9th President of the Board of Commissioners of Washington, D.C.
- In office May 9, 1900 – January 24, 1910
- President: William McKinley Theodore Roosevelt William Taft
- Preceded by: John Brewer Wight
- Succeeded by: Cuno Hugo Rudolph

Personal details
- Born: February 11, 1861 Philadelphia, Pennsylvania
- Died: October 14, 1921 (aged 60) Washington, D.C.
- Party: Republican
- Spouse: Mary Lyon Douglass
- Alma mater: George Washington University
- Profession: Reporter, Politician, Attorney

= Henry Brown Floyd MacFarland =

American politician

Henry Brown Floyd MacFarland (February 11, 1861 – October 14, 1921) was an American politician who served as a member and president of the D.C. Board of Commissioners.

== Early life ==

Born in Philadelphia, Pennsylvania, on February 11, 1861, Henry MacFarland moved to Washington, D.C. in 1867 with his parents Mr and Mrs. Joseph MacFarland. He studied at Rittenhouse Academy and later at Columbian College, now the George Washington University. He studied the law, but was too young to take the bar, so he instead became a newspaper reporter.
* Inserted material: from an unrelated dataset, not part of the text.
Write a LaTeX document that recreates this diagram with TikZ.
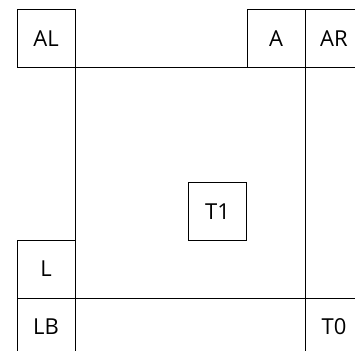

He entered the Washington Bureau of the Boston Herald in 1879 and became chief of that office in 1892.

In 1888 he was married to Mary Lyon Douglass.

== Political career ==

In 1900, President William McKinley appointed him District Commissioner and one week later he was elected President, which was the chief executive office – the equivalent of Mayor – at the time. He was the youngest person ever appointed to the Commission. As President of the Commission, he organized the annual Fourth of July celebration, arranged for the remains of Major Pierre L'Enfant to move from an unmarked grave to Arlington National Cemetery and secured positions at the military academies for District residents. During that time he also served on many commissions including the Rock Creek Board of Control, and committees to preserve Francis Scott Key's home and move the date of the inauguration.

He resigned from office on November 13, 1909 to pursue a career in the law so as to make more money. He served as president of the National Parks Association, and as a member of the Washington Board of Trade and the Chamber of Commerce. He also became very active in the citizens joint committee for national representation.

== Death and legacy ==

MacFarland died in October 1921 after a six-month illness. DC employees were given the day off and flags were flown at half mast for 10 days. MacFarland Middle School in Washington, D.C. was named in his honor.